Caveat emptor in M&As

O’Leary’s core idea is simple: when a company makes an acquisition, it inherits the whole business, not just the part that looked attractive in the pitch. That includes the technology, the team, the process gaps, the legal exposure, and any security weaknesses that were not obvious at first glance. O'Leary makes the case that strong dealmaking starts with risk discipline, because a transaction only creates value if the company can integrate what it buys without importing problems that slow everything down.

He also explains that good corporate development starts with the roadmap, not the deal. An acquisition makes sense when it helps the company move faster than building on its own. That is why corp dev has to stay tightly aligned with product, engineering, and security leadership. In a cybersecurity company, technical diligence carries extra weight. If a target has a serious security or technology issue, that is not a detail to clean up later. It is a reason to walk away.

Go as deep as you possibly can, before you cut the proverbial check…If there is any major issue with the technology, if there is any significant exposure to cybersecurity risks in a company we are targeting, those are deal killers.” - Matt O'Leary

The risks and rewards of partnerships

The conversation also sharpens the distinction between partnerships and acquisitions.
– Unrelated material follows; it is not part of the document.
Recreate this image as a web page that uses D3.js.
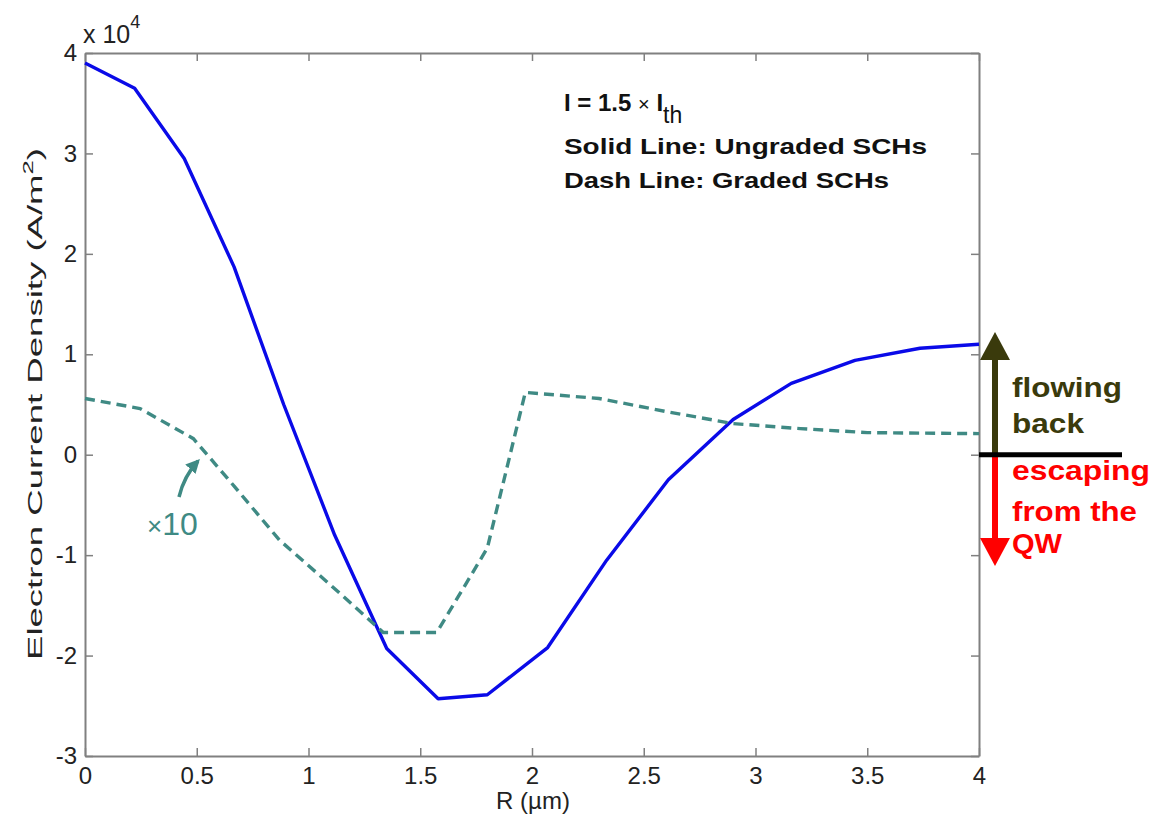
<!DOCTYPE html>
<html>
<head>
<meta charset="utf-8">
<script src="https://cdn.jsdelivr.net/npm/d3@7"></script>
<style>
  body { margin: 0; background: #fff; }
  svg { display: block; }
  text { font-family: "Liberation Sans", Arial, Helvetica, sans-serif; }
</style>
</head>
<body>
<svg id="chart" width="1167" height="826"></svg>
<script>
// Radial position R (µm) and electron current density (×10^4 A/m²)
const ungradedR = [0, 0.222, 0.444, 0.667, 0.889, 1.117, 1.35, 1.58, 1.80, 2.07, 2.334, 2.61, 2.90, 3.16, 3.445, 3.736, 4.0];
const ungradedJ = [3.90, 3.65, 2.95, 1.87, 0.50, -0.80, -1.93, -2.43, -2.39, -1.92, -1.05, -0.25, 0.35, 0.71, 0.94, 1.06, 1.10];

// Graded SCHs: true values, drawn magnified by gradedScale
const gradedR = [0, 0.246, 0.485, 0.67, 0.87, 1.10, 1.275, 1.335, 1.574, 1.80, 1.97, 2.30, 2.60, 2.90, 3.20, 3.50, 4.0];
const gradedJ = [0.056, 0.046, 0.016, -0.032, -0.085, -0.130, -0.165, -0.177, -0.177, -0.093, 0.062, 0.056, 0.043, 0.031, 0.026, 0.022, 0.021];
const gradedScale = 10;

const xTicks = [0, 0.5, 1, 1.5, 2, 2.5, 3, 3.5, 4];
const xTickLabels = ["0", "0.5", "1", "1.5", "2", "2.5", "3", "3.5", "4"];
const yTicks = [-3, -2, -1, 0, 1, 2, 3, 4];
const yTickLabels = ["-3", "-2", "-1", "0", "1", "2", "3", "4"];

const svg = d3.select("#chart");
const plot = { left: 85, top: 53, right: 979, bottom: 756 };

const x = d3.scaleLinear().domain([0, 4]).range([plot.left, plot.right]);
const y = d3.scaleLinear().domain([-3, 4]).range([plot.bottom, plot.top]);

const axisColor = "#808080";
const labelColor = "#222";

// Frame axes with inward ticks on all four sides
function styleAxis(g) {
  g.selectAll(".domain").attr("stroke", axisColor).attr("stroke-width", 2);
  g.selectAll(".tick line").attr("stroke", axisColor).attr("stroke-width", 1.5);
  g.selectAll(".tick text").attr("fill", labelColor).attr("font-size", 24)
    .attr("font-family", "'Liberation Sans', Arial, sans-serif");
}

svg.append("g")
  .attr("transform", `translate(0,${plot.bottom})`)
  .call(d3.axisBottom(x).tickValues(xTicks).tickFormat((d, i) => xTickLabels[i])
    .tickSizeInner(-8).tickSizeOuter(0).tickPadding(11))
  .call(styleAxis);

svg.append("g")
  .attr("transform", `translate(0,${plot.top})`)
  .call(d3.axisTop(x).tickValues(xTicks).tickFormat("")
    .tickSizeInner(-8).tickSizeOuter(0))
  .call(styleAxis);

svg.append("g")
  .attr("transform", `translate(${plot.left},0)`)
  .call(d3.axisLeft(y).tickValues(yTicks).tickFormat((d, i) => yTickLabels[i])
    .tickSizeInner(-8).tickSizeOuter(0).tickPadding(8))
  .call(styleAxis);

svg.append("g")
  .attr("transform", `translate(${plot.right},0)`)
  .call(d3.axisRight(y).tickValues(yTicks).tickFormat("")
    .tickSizeInner(-8).tickSizeOuter(0))
  .call(styleAxis);

// Exponent marker above the y axis
const expo = svg.append("text").attr("x", 83).attr("y", 43)
  .attr("font-size", 25).attr("fill", labelColor);
expo.append("tspan").text("x 10");
expo.append("tspan").attr("dy", -15).attr("font-size", 18).text("4");

// Axis titles
svg.append("text")
  .attr("x", 533).attr("y", 809)
  .attr("text-anchor", "middle").attr("font-size", 24).attr("fill", labelColor)
  .text("R (\u00b5m)");

const yTitle = svg.append("text")
  .attr("transform", "translate(42,404) rotate(-90)")
  .attr("text-anchor", "middle").attr("font-size", 20).attr("fill", labelColor)
  .attr("textLength", 512).attr("lengthAdjust", "spacingAndGlyphs");
yTitle.append("tspan").text("Electron Current Density (A/m");
yTitle.append("tspan").attr("dy", -9).attr("font-size", 14).text("2");
yTitle.append("tspan").attr("dy", 9).text(")");

// Curves
const line = d3.line().x(d => x(d[0])).y(d => y(d[1]));

svg.append("path")
  .datum(ungradedR.map((r, i) => [r, ungradedJ[i]]))
  .attr("d", line)
  .attr("fill", "none").attr("stroke", "#0a0ae8").attr("stroke-width", 3.4)
  .attr("stroke-linejoin", "round");

svg.append("path")
  .datum(gradedR.map((r, i) => [r, gradedJ[i] * gradedScale]))
  .attr("d", line)
  .attr("fill", "none").attr("stroke", "#3f8a84").attr("stroke-width", 3.4)
  .attr("stroke-dasharray", "10,6");

// Legend text block
const legendX = 564;
const l1 = svg.append("text").attr("x", legendX).attr("y", 111)
  .attr("font-size", 24).attr("font-weight", "bold").attr("fill", "#111");
l1.append("tspan").text("I = 1.5 ");
l1.append("tspan").attr("font-weight", "normal").attr("font-size", 20).text("\u00d7");
l1.append("tspan").text(" I");
l1.append("tspan").attr("dy", 12).attr("font-weight", "normal").attr("font-size", 23).text("th");

svg.append("text").attr("x", legendX).attr("y", 154)
  .attr("font-size", 22).attr("font-weight", "bold").attr("fill", "#111")
  .attr("textLength", 363).attr("lengthAdjust", "spacingAndGlyphs")
  .text("Solid Line: Ungraded SCHs");
svg.append("text").attr("x", legendX).attr("y", 188)
  .attr("font-size", 22).attr("font-weight", "bold").attr("fill", "#111")
  .attr("textLength", 325).attr("lengthAdjust", "spacingAndGlyphs")
  .text("Dash Line: Graded SCHs");

// Magnification note for the dashed curve
const teal = "#3f8a84";
svg.append("defs").append("marker")
  .attr("id", "tealHead").attr("viewBox", "0 0 10 10")
  .attr("refX", 8).attr("refY", 5)
  .attr("markerWidth", 4).attr("markerHeight", 4)
  .attr("orient", "auto")
  .append("path").attr("d", "M0,0 L10,5 L0,10 Z").attr("fill", teal);

svg.append("path")
  .attr("d", "M179,497 Q184,476 198,461")
  .attr("fill", "none").attr("stroke", teal).attr("stroke-width", 3.5)
  .attr("marker-end", "url(#tealHead)");

const x10 = svg.append("text").attr("x", 147).attr("y", 535).attr("fill", teal);
x10.append("tspan").attr("font-size", 26).text("\u00d7");
x10.append("tspan").attr("font-size", 32).text("10");

// Direction indicators to the right of the plot
const arrowX = 995;
const zeroY = y(0);
const olive = "#3a3a0c";

svg.append("line")
  .attr("x1", arrowX).attr("x2", arrowX)
  .attr("y1", zeroY).attr("y2", 360)
  .attr("stroke", olive).attr("stroke-width", 6);
svg.append("path")
  .attr("d", `M${arrowX},332 L${arrowX + 15},360 L${arrowX - 15},360 Z`)
  .attr("fill", olive);

svg.append("line")
  .attr("x1", arrowX).attr("x2", arrowX)
  .attr("y1", zeroY).attr("y2", 540)
  .attr("stroke", "#ff0000").attr("stroke-width", 6);
svg.append("path")
  .attr("d", `M${arrowX},566 L${arrowX + 15},538 L${arrowX - 15},538 Z`)
  .attr("fill", "#ff0000");

svg.append("line")
  .attr("x1", plot.right).attr("x2", 1122)
  .attr("y1", zeroY).attr("y2", zeroY)
  .attr("stroke", "#000").attr("stroke-width", 5);

const upText = [["flowing", 397, 110], ["back", 433, 72]];
upText.forEach(([t, yy, w]) => {
  svg.append("text").attr("x", 1012).attr("y", yy)
    .attr("font-size", 28).attr("font-weight", "bold").attr("fill", olive)
    .attr("textLength", w).attr("lengthAdjust", "spacingAndGlyphs").text(t);
});
const downText = [["escaping", 480, 138], ["from the", 521, 125], ["QW", 553, 50]];
downText.forEach(([t, yy, w]) => {
  svg.append("text").attr("x", 1012).attr("y", yy)
    .attr("font-size", 27).attr("font-weight", "bold").attr("fill", "#ff0000")
    .attr("textLength", w).attr("lengthAdjust", "spacingAndGlyphs").text(t);
});
</script>
</body>
</html>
O'Leary argues that deep partnerships can create major leverage because they expand reach, increase product value, and connect a platform to the tools customers already use. But they also transfer risk. If two companies are tightly integrated, trust becomes shared. A failure on one side can damage both. In that sense, partnerships may be lighter than acquisitions, but they still demand the same seriousness around diligence, reputation, and customer impact.

When you’re doing an integration partnership, you’re tying your brand, and the trust that you stand for with another company’s. So you really need to be thoughtful about how you go about that.” - Matt O'Leary

After the deal: integration and communication

One of the strongest parts of the episode is the discussion about integration. O'Leary is clear that post-close integration is the hardest part of M&A. Retaining key people, understanding founder motivation, aligning technical architecture, and planning how products and teams will come together all matter before the announcement, not after. Dave Lewis brings home this lesson by sharing a story of a botched M&A, where the acquiring company failed to lock in the engineering staff. “We had the big celebration party and none of the engineering team were there, and we were like, ‘What’s going on?’” 

He also emphasizes the importance of customer communication, since M&As can raise questions and trigger concerns. “You want to communicate to customers that the standards that we apply to ourselves – that are the reason they bought our product – are the same standards that we will apply to the new product and service that we have acquired.”

For anyone interested in corporate development, O'Leary’s advice is direct. Curiosity matters more than a fixed career path. The best operators learn across functions, ask better questions, and build enough context to understand how product, security, legal, and finance decisions connect. For founders, his advice is just as clear. Build relationships with corp dev teams before you want an outcome. Trust and credibility take time, and good deals depend on both.